The fact is, the FAA's 20-year effort to modernize its air traffic control technology simply has not been able to keep pace with either the emergence of new technology or the growth and demand for air travel. And while we've made significant progress, as the horrendous--and I don't know how else to say it--just the horrendous flight delay statistics demonstrate, we have not done nearly enough.
This is no reflection, I don't hesitate to say, on the leadership of the FAA or the dedication of its employees. They are very, very good. They operate the largest, busiest, and safest air travel system in the world. It orchestrates 93,000 flights every day, more than one every second. They also oversee the safety of the entire system, which has a remarkable record, as all of you who are involved in it know.
Despite the extraordinary efforts of these people, however, the rapid growth in air travel is simply racing ahead of the limits of the FAA's aging infrastructure. Flight delays have increased by more than 58 percent in the last 5 years, cancellations by 68 percent. In addition to widespread passenger frustration and anger, which I hear about wherever I go, these delays are costing airlines and passengers more than $5 billion every year.
Part of the problem is due to outdated technology. We're working with Congress to speed up the upgrade of facilities and equipment at airports and air traffic control centers.
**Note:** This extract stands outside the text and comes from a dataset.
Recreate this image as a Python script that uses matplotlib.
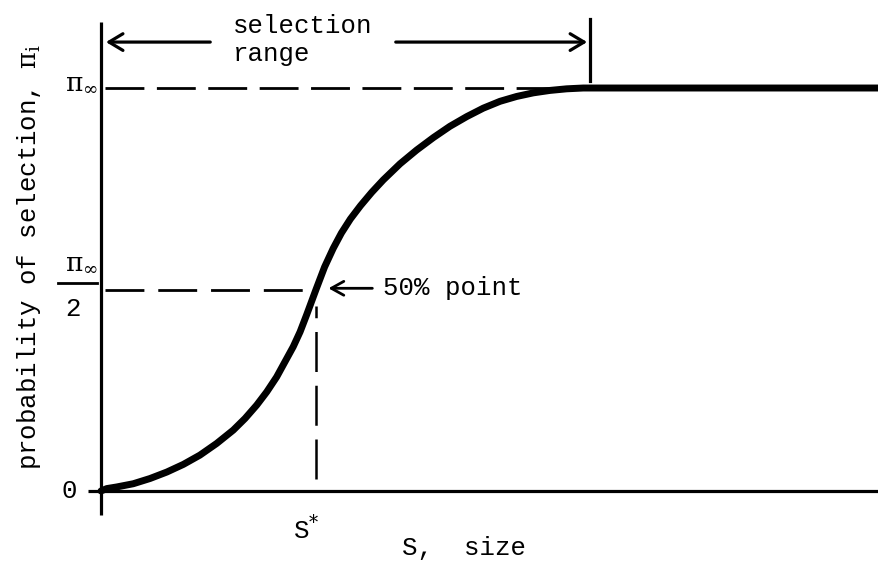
import matplotlib
matplotlib.use("Agg")
import matplotlib.pyplot as plt

plt.rcParams['font.family'] = ['Liberation Mono', 'DejaVu Sans Mono']
plt.rcParams['mathtext.fontset'] = 'dejavuserif'

# Curve: S in units of S*, probability in units of pi_inf
size_s = [0.0, 0.027, 0.073, 0.150, 0.228, 0.306, 0.383, 0.460, 0.538, 0.615,
          0.670, 0.724, 0.771, 0.817, 0.856, 0.894, 0.926, 0.957, 1.0, 1.040,
          1.080, 1.118, 1.160, 1.207, 1.259, 1.313, 1.391, 1.468, 1.546, 1.623,
          1.701, 1.778, 1.856, 1.933, 2.011, 2.088, 2.166, 2.243, 3.62]
prob = [0.0, 0.006, 0.010, 0.018, 0.031, 0.047, 0.066, 0.089, 0.118, 0.151,
        0.180, 0.213, 0.246, 0.283, 0.321, 0.358, 0.395, 0.438, 0.5, 0.556,
        0.602, 0.640, 0.675, 0.708, 0.741, 0.772, 0.812, 0.846, 0.877, 0.905,
        0.929, 0.950, 0.967, 0.979, 0.988, 0.994, 0.998, 1.0, 1.0]

s_star = 1.0
half = 0.5
pi_inf = 1.0
range_end = 2.274

fig = plt.figure(figsize=(8.79, 5.62), dpi=100)
ax = fig.add_axes([0, 0, 1, 1])
ax.set_xlim(-0.4698, 3.6186)
ax.set_ylim(-0.1762, 1.2184)
ax.axis('off')

k = 'black'
# axes
ax.plot([0, 0], [-0.06, 1.164], color=k, lw=2.3, solid_capstyle='butt')
ax.plot([-0.06, 3.62], [0, 0], color=k, lw=2.3, solid_capstyle='butt')

# dashed reference lines
ax.plot([0.02, range_end], [pi_inf, pi_inf], color=k, lw=2.0, dashes=(14, 4.5))
ax.plot([0.02, 0.975], [half, half], color=k, lw=2.0, dashes=(14, 5))
ax.plot([s_star, s_star], [0.03, 0.46], color=k, lw=1.8, dashes=(16, 5.5))

# curve
ax.plot(size_s, prob, color=k, lw=5, solid_capstyle='round', solid_joinstyle='round')

# selection range arrow
ya = 1.114
ax.annotate('', xy=(0.01, ya), xytext=(0.521, ya),
            arrowprops=dict(arrowstyle='->,head_length=1.0,head_width=0.6', lw=2.3, color=k))
ax.annotate('', xy=(range_end, ya), xytext=(1.358, ya),
            arrowprops=dict(arrowstyle='->,head_length=1.0,head_width=0.6', lw=2.3, color=k))
ax.plot([range_end, range_end], [1.017, 1.171], color=k, lw=2.3)
ax.text(0.614, 1.136, 'selection', fontsize=18.5, ha='left', va='baseline')
ax.text(0.614, 1.066, 'range', fontsize=18.5, ha='left', va='baseline')

# 50% point
ax.annotate('', xy=(1.045, 0.503), xytext=(1.275, 0.503),
            arrowprops=dict(arrowstyle='->,head_length=0.9,head_width=0.5', lw=2.0, color=k))
ax.text(1.31, 0.503, '50% point', fontsize=18.5, ha='left', va='center')

# tick labels
ax.text(-0.149, 0.0, '0', fontsize=18.5, ha='center', va='center')
ax.text(-0.09, 1.012, r'$\mathrm{\pi}_\infty$', fontsize=19, ha='center', va='center')
ax.text(-0.09, 0.566, r'$\mathrm{\pi}_\infty$', fontsize=19, ha='center', va='center')
ax.plot([-0.2, -0.019], [0.516, 0.516], color=k, lw=2.0)
ax.text(-0.13, 0.452, '2', fontsize=18.5, ha='center', va='center')

# axis labels
ax.text(0.955, -0.12, r'S$^{*}$', fontsize=18.5, ha='center', va='baseline')
ax.text(1.40, -0.16, 'S,  size', fontsize=18.5, ha='left', va='baseline')
ax.text(-0.335, 0.58, r'probability of selection, $\mathrm{\pi}_{\mathrm{i}}$', fontsize=18.5,
        rotation=90, ha='center', va='center')

fig.savefig('out.png', dpi=100)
But a more fundamental problem is also how the FAA operates. It must be better structured to manage the high-tech, high-demand operations of a 21st century air traffic control system.
David Osborne, who popularized the phrase "Reinventing Government" when he wrote a book by that title, sums up the problem in his new book, the "Reinventor's Field Book." In it, he says--and I quote--"air traffic control is a massive, complex, technology intensive service business, operating within a conventional U.S. Government bureaucracy. It's like puffing a Ferrari engine into a dump truck body and still expecting it to win races."
We need to put the Ferrari engine of FAA excellence into a new, more streamlined, more efficient body. To accelerate our efforts to reduce passenger delays and improve air traffic control efficiency, I am taking, therefore, the following actions. First, I am directing the FAA to create a performance-based organization, the Air Traffic Services Organization, to manage the operation of air traffic control. This semiautonomous organization, located within the FAA, will have the incentives and tools necessary to operate more effectively and efficiently.
Second, Secretary Slater is designating five outstanding business and management leaders for appointment to the Air Traffic Services Subcommittee. The group will function as a board of directors to oversee the management of the FAA's air traffic control organization to make sure it operates more efficiently. They are: former United States Senator and Chairperson of the subcommittee on aviation, Nancy Kassebaum Baker; John Cullinane, who's here with us today, president of the Cullinane Group and a pioneer in the computer software industry; Leon Lynch, the international vice president for human affairs at the United Steel Workers; Sharon Patrick, president and chief operating officer of Martha Stewart Living Omnimedia, Inc., is here with us; and John Snow, a former Department of Transportation Administrator and current chairman, president, and chief executive officer of CSX corporation. It is a distinguished group, and I think they'll do a fine job.